The one-year demolition moratorium passed by a 6-3 vote, with Link, Parker, Edwards, Hamby and commissioners Tim Denson and Patrick Davenport in support and Wright, NeSmith and Commissioner Ovita Thornton opposed. (Thornton said she supports design guidelines but felt the process was rushed.) Commissioner Andy Herod was absent. Davenport lent some drama to the proceedings by pausing for thought before he cast the deciding sixth vote.

Next, already overworked county planners are likely to hire a consultant, which will cost about $20,000 to create a historic district or $100,000 to write new design guidelines, according to Planning Director Brad Griffin. Link said she envisions a committee of commissioners guiding the process, with help from the expertise of community members. She had originally proposed a seven-month process, but the commission extended it to 12 months at Griffin’s urging. At the end of the process, Griffin said, the commission could create a new appointed board to regulate the design of downtown buildings, similar to the Historic Preservation Commission.

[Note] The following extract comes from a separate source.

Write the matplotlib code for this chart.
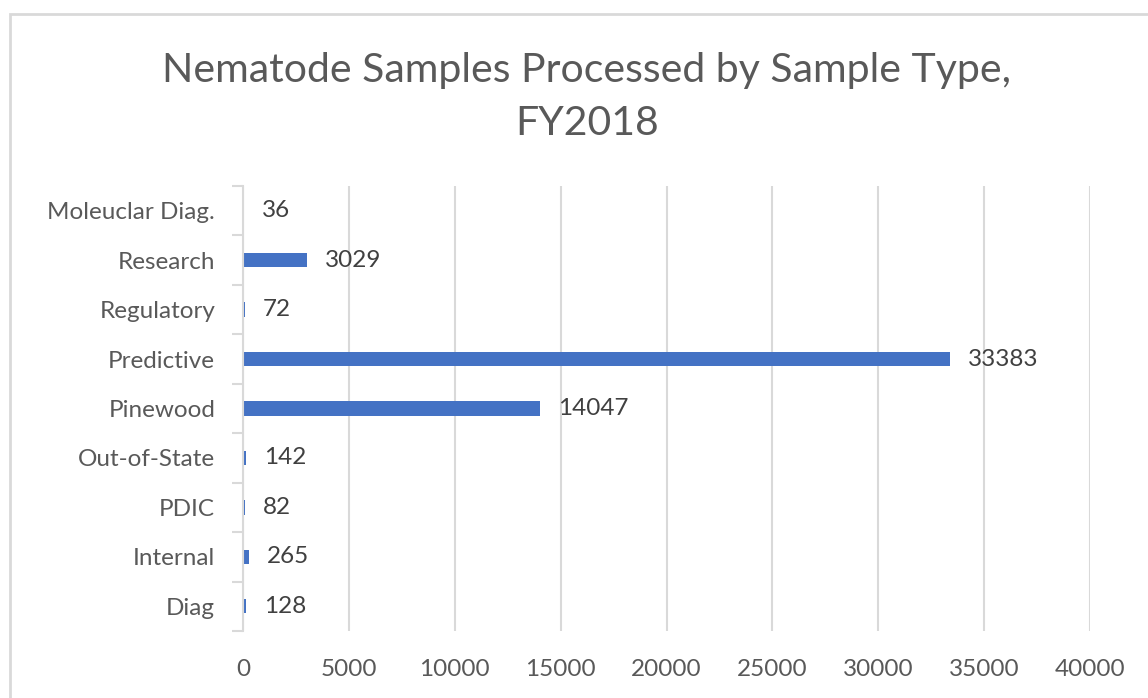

The new historic district, if approved, could cover parts of downtown that were not included in a downtown historic district the commission approved in 2006. That district consisted mainly of the core of downtown; the new district would likely cover mainly the western end of downtown, along with a few other scattered properties.

Athens Downtown Development Authority co-director David Lynn, who was serving on the commission in 2006 and heavily involved in the downtown historic district, said he didn’t remember much appetite for a historic district among west-end property owners, although supporters made a “solid argument,” and “the present historic district has been good for downtown,” he told Flagpole.

Girtz pushed back against the suggestion that it was a newcomers vs. veterans fight, noting that three-termer Hamby sided with the progressive faction, and newcomer Thornton sided with NeSmith and Wright. Although the meeting was heated, he said he’s confident commissioners will put their differences aside and move on.